Depuis le début de la contestation, Donald Trump a pris fait et cause pour les protestataires et a condamné le régime. L'ambassadrice américaine à l'ONU, Nikki Haley, a demandé des réunions d'urgence du Conseil de sécurité et de celui des droits de l'Homme.
Un haut responsable de l'administration américaine a affirmé que de nouvelles sanctions pourraient être prises contre Téhéran pour des "infractions" aux droits de l'Homme, des actes de censure ou l'entrave à la liberté de rassemblement.
"Problèmes économiques"
La classe politique en Iran -réformateurs comme conservateurs- s'est elle positionnée contre les violences, tout en soulignant la nécessité de trouver une solution aux problèmes économiques, principalement le chômage, qui atteint 30% chez les jeunes.
Si les griefs économiques ont largement contribué à donner naissance à ces mouvements de contestation, des revendications politiques ont aussi rapidement émergé.
"La principale demande des gens aux responsables et au gouvernement est qu'ils règlent les problèmes économiques", a toutefois avancé mercredi soir Ali Akbar Velayati, conseiller du guide suprême pour les affaires internationales, cité par l'agence Isna.

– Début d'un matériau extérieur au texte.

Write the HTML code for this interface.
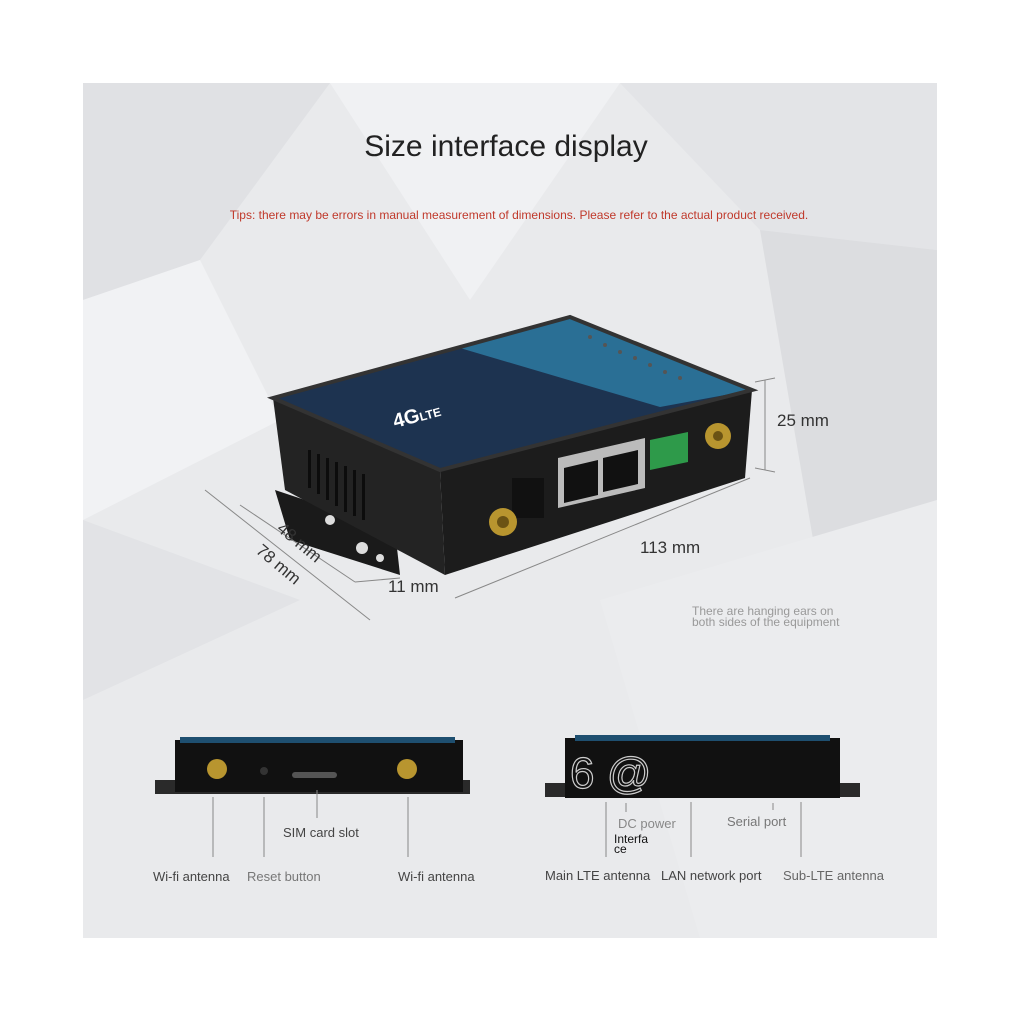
<!DOCTYPE html>
<html><head><style>
body{margin:0;width:1024px;height:1024px;background:#fff;overflow:hidden;font-family:"Liberation Sans",sans-serif}
</style></head><body>
<svg width="1024" height="1024" xmlns="http://www.w3.org/2000/svg" style="position:absolute;left:0;top:0">
<rect x="83" y="83" width="854" height="855" fill="#e9eaec"/>
<polygon points="83,83 330,83 200,260 83,300" fill="#e0e1e4"/>
<polygon points="330,83 620,83 470,300" fill="#f0f1f3"/>
<polygon points="620,83 937,83 937,250 760,230" fill="#e3e4e7"/>
<polygon points="83,300 200,260 280,420 83,520" fill="#f1f2f4"/>
<polygon points="760,230 937,250 937,500 820,580" fill="#dcdde0"/>
<polygon points="600,600 937,500 937,938 700,938" fill="#ebecee"/>
<polygon points="83,520 300,600 83,700" fill="#e2e3e6"/>
<text x="506" y="156" font-size="30" text-anchor="middle" fill="#222">Size interface display</text>
<text x="519" y="219" font-size="12" text-anchor="middle" fill="#c0392b">Tips: there may be errors in manual measurement of dimensions. Please refer to the actual product received.</text>
<!-- router -->
<polygon points="275,490 395,530 400,575 290,540" fill="#1a1a1a"/>
<circle cx="330" cy="520" r="5" fill="#ddd"/><circle cx="362" cy="548" r="6" fill="#ddd"/><circle cx="380" cy="558" r="4" fill="#ddd"/>
<polygon points="273,398 440,470 445,575 285,490" fill="#232323"/>
<polygon points="440,470 752,390 745,478 445,575" fill="#1c1c1c"/>
<polygon points="273,398 570,317 752,390 440,470" fill="#1d3350"/>
<polygon points="460,348 570,317 752,390 660,407" fill="#2a6f95"/>
<polygon points="273,398 570,317 752,390 440,470" fill="none" stroke="#333" stroke-width="4"/>
<text x="395" y="428" font-size="20" font-weight="bold" fill="#fff" transform="rotate(-15 395 428)">4G<tspan font-size="12">LTE</tspan></text>
<g fill="#555"><circle cx="590" cy="337" r="2"/><circle cx="605" cy="345" r="2"/><circle cx="620" cy="352" r="2"/><circle cx="635" cy="358" r="2"/><circle cx="650" cy="365" r="2"/><circle cx="665" cy="372" r="2"/><circle cx="680" cy="378" r="2"/></g>
<g fill="#0c0c0c"><rect x="308" y="450" width="3" height="38"/><rect x="317" y="454" width="3" height="40"/><rect x="326" y="458" width="3" height="42"/><rect x="335" y="462" width="3" height="44"/><rect x="344" y="466" width="3" height="46"/><rect x="353" y="470" width="3" height="46"/><rect x="362" y="474" width="3" height="46"/></g>
<polygon points="558,458 645,438 645,488 558,508" fill="#bbb"/>
<polygon points="564,468 598,460 598,495 564,503" fill="#111"/><polygon points="603,458 638,450 638,484 603,492" fill="#111"/>
<polygon points="650,440 688,432 688,462 650,470" fill="#2e9a4a"/>
<rect x="512" y="478" width="32" height="40" fill="#111"/>
<circle cx="503" cy="522" r="14" fill="#b8952f"/><circle cx="503" cy="522" r="6" fill="#6b5314"/>
<circle cx="718" cy="436" r="13" fill="#b8952f"/><circle cx="718" cy="436" r="5" fill="#6b5314"/>
<!-- dimension lines -->
<g stroke="#888" stroke-width="1" fill="none">
<line x1="765" y1="380" x2="765" y2="470"/><line x1="755" y1="382" x2="775" y2="378"/><line x1="755" y1="468" x2="775" y2="472"/>
<line x1="455" y1="598" x2="750" y2="478"/>
<line x1="205" y1="490" x2="370" y2="620"/><line x1="240" y1="505" x2="355" y2="582"/>
<line x1="355" y1="582" x2="400" y2="578"/>
</g>
<text x="777" y="426" font-size="17" fill="#333">25 mm</text>
<text x="640" y="553" font-size="17" fill="#333">113 mm</text>
<text x="388" y="592" font-size="17" fill="#333">11 mm</text>
<text x="276" y="530" font-size="17" fill="#333" transform="rotate(40 276 530)">48 mm</text>
<text x="255" y="552" font-size="17" fill="#333" transform="rotate(40 255 552)">78 mm</text>
<text x="692" y="615" font-size="12" fill="#999">There are hanging ears on</text>
<text x="692" y="626" font-size="12" fill="#999">both sides of the equipment</text>
<!-- bottom left view -->
<rect x="155" y="780" width="315" height="14" fill="#2a2a2a"/>
<rect x="175" y="740" width="288" height="52" fill="#111"/>
<rect x="180" y="737" width="275" height="6" fill="#1e4f70"/>
<circle cx="217" cy="769" r="10" fill="#b8952f"/><circle cx="407" cy="769" r="10" fill="#b8952f"/>
<circle cx="264" cy="771" r="4" fill="#333"/>
<rect x="292" y="772" width="45" height="6" rx="3" fill="#555"/>
<g stroke="#888"><line x1="213" y1="797" x2="213" y2="857"/><line x1="264" y1="797" x2="264" y2="857"/><line x1="317" y1="790" x2="317" y2="818"/><line x1="408" y1="797" x2="408" y2="857"/></g>
<g font-size="13" fill="#444"><text x="153" y="881">Wi-fi antenna</text><text x="247" y="881" fill="#777">Reset button</text><text x="283" y="837">SIM card slot</text><text x="398" y="881">Wi-fi antenna</text></g>
<!-- bottom right view -->
<rect x="545" y="783" width="315" height="14" fill="#2a2a2a"/>
<rect x="565" y="738" width="275" height="60" fill="#111"/>
<rect x="575" y="735" width="255" height="6" fill="#1e4f70"/>
<text x="570" y="788" font-size="44" fill="#111" stroke="#ccc" stroke-width="1.2">6 @</text>
<g stroke="#888"><line x1="606" y1="802" x2="606" y2="857"/><line x1="626" y1="803" x2="626" y2="812"/><line x1="691" y1="802" x2="691" y2="857"/><line x1="773" y1="803" x2="773" y2="810"/><line x1="801" y1="802" x2="801" y2="857"/></g>
<g font-size="13" fill="#444"><text x="618" y="828" fill="#888">DC power</text><text x="614" y="843" font-size="12" fill="#111">Interfa</text><text x="614" y="853" font-size="12" fill="#111">ce</text>
<text x="727" y="826" fill="#777">Serial port</text>
<text x="545" y="880">Main LTE antenna</text><text x="661" y="880">LAN network port</text><text x="783" y="880" fill="#666">Sub-LTE antenna</text></g>
</svg>
</body></html>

"Il faut le faire avec des mesures de la part du gouvernement et du parlement, en évitant les divisions", a-t-il poursuivi.

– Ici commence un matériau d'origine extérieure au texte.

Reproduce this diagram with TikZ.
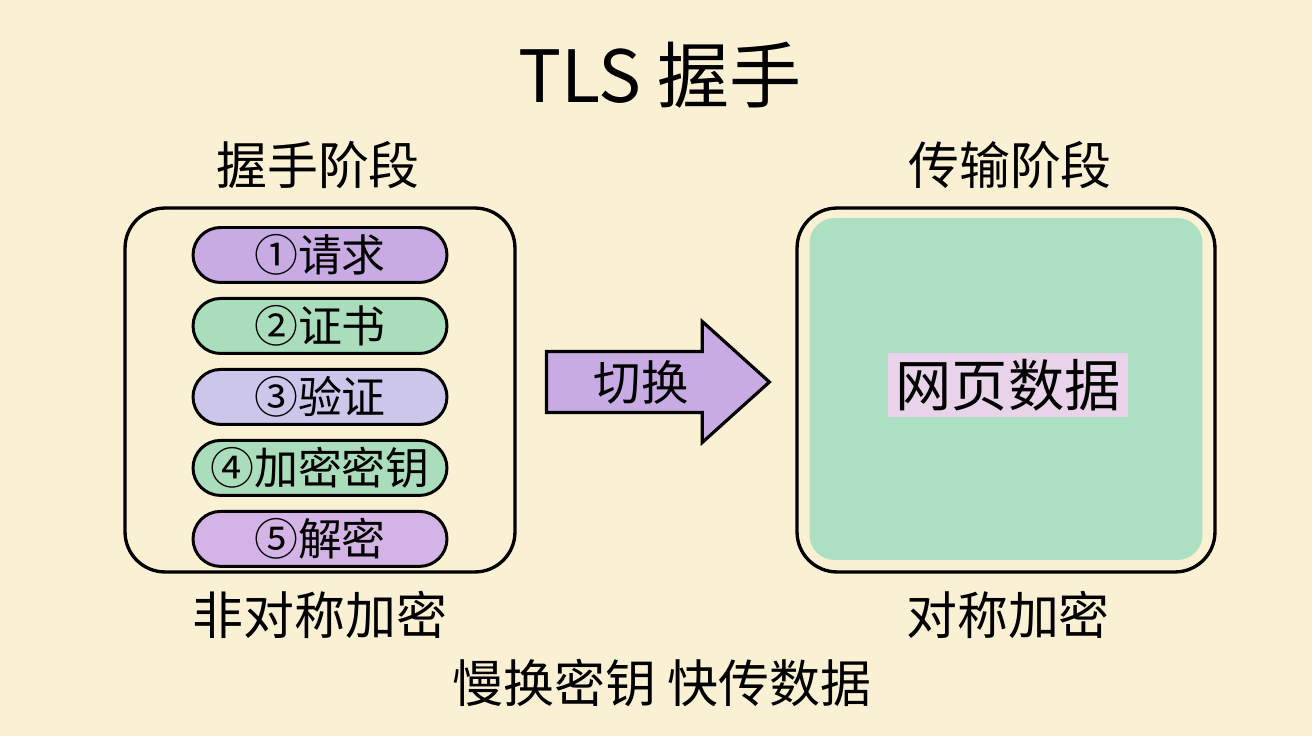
\documentclass[tikz,border=0pt]{standalone}
\usepackage{fontspec}
\setmainfont{Noto Sans CJK SC}
\usepackage{tikz}
\usetikzlibrary{positioning,shapes.arrows,backgrounds}

\definecolor{paper}{HTML}{FAF0D4}
\definecolor{lila}{HTML}{C9ABE3}
\definecolor{mint}{HTML}{A9DDBB}
\definecolor{lavnd}{HTML}{CCC6EA}
\definecolor{orchid}{HTML}{D4B3E6}
\definecolor{sea}{HTML}{ADDFC3}
\definecolor{blush}{HTML}{E8D3EA}

\begin{document}
\begin{tikzpicture}[
    x=0.02cm, y=-0.02cm,
    ttl/.style={font=\fontsize{41}{48}\selectfont},
    hd/.style={font=\fontsize{29}{34}\selectfont},
    frame/.style={draw, line width=1.9pt, rounded corners=0.8cm, fill=paper},
    pill/.style={draw, line width=1.7pt, rounded corners=0.55cm,
        minimum width=5.08cm, minimum height=1.1cm, inner sep=0pt,
        font=\fontsize{25}{30}\selectfont},
    sw/.style={single arrow, draw, line width=1.8pt, fill=lila,
        minimum height=4.46cm, minimum width=2.4cm,
        single arrow head extend=0.6cm, single arrow tip angle=84,
        inner sep=4pt, font=\fontsize{27}{30}\selectfont},
]
    % ---------- fondo ----------
    \fill[paper] (0,0) rectangle (1312,736);
    \useasboundingbox (0,0) rectangle (1312,736);

    \node[ttl] (title) at (660,75) {TLS 握手};

    % ---------- 握手阶段 ----------
    \node[hd] (hs) at (318,165) {握手阶段};
    \node[frame, minimum width=7.8cm, minimum height=7.28cm] (lbox) at (320,390) {};
    \node[pill, fill=lila]   (p1) at (320,255) {①请求};
    \node[pill, fill=mint,   below=0.26cm of p1] (p2) {②证书};
    \node[pill, fill=lavnd,  below=0.26cm of p2] (p3) {③验证};
    \node[pill, fill=mint,   below=0.26cm of p3] (p4) {④加密密钥};
    \node[pill, fill=orchid, below=0.26cm of p4] (p5) {⑤解密};
    \node[hd] (asym) at (320,615) {非对称加密};

    % ---------- 切换 ----------
    \node[sw] (switch) at (641,382) {切换};

    % ---------- 传输阶段 ----------
    \node[hd] (tx) at (1010,165) {传输阶段};
    \node[frame, minimum width=8.36cm, minimum height=7.28cm] (rbox) at (1006,390) {};
    \node[fill=sea, rounded corners=0.5cm, minimum width=7.86cm,
        minimum height=6.84cm] (pane) at (1006,389) {};
    \node[fill=blush, minimum width=4.8cm, minimum height=1.3cm,
        font=\fontsize{32}{36}\selectfont] (web) at (1008,385) {网页数据};
    \node[hd] (sym) at (1008,615) {对称加密};

    \node[hd] (motto) at (662,683) {慢换密钥 快传数据};
\end{tikzpicture}
\end{document}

Réélu en mai dernier, le réformateur Hassan Rohani avait promis dès son accession à la présidence en 2013 d'oeuvrer à l'amélioration de la situation économique et sociale, un espoir amplifié par l'accord sur le nucléaire iranien signé en 2015, et la levée de certaines sanctions internationales.
Mais le renchérissement du coût de la vie, et le chômage, n'ont pas apaisé les frustrations.
Le parlement, qui examine le budget pour la prochaine année fiscale (mars 2018-mars 2019), a d'ores et déjà rejeté des augmentations que le gouvernement voulait appliquer, notamment une hausse de 50% du prix de l'essence, mesure qui selon des experts aurait renforcé une inflation atteignant déjà 10%.
"Il faut absolument prendre en compte la situation de la population (...) Un bond du prix de l'essence n'est absolument pas dans l'intérêt du pays, il y a d'autres méthodes (...) pour que les couches populaires ne subissent pas de pressions" supplémentaires, a également argué il y a trois jours le président du Parlement, le conservateur Ali Larijani.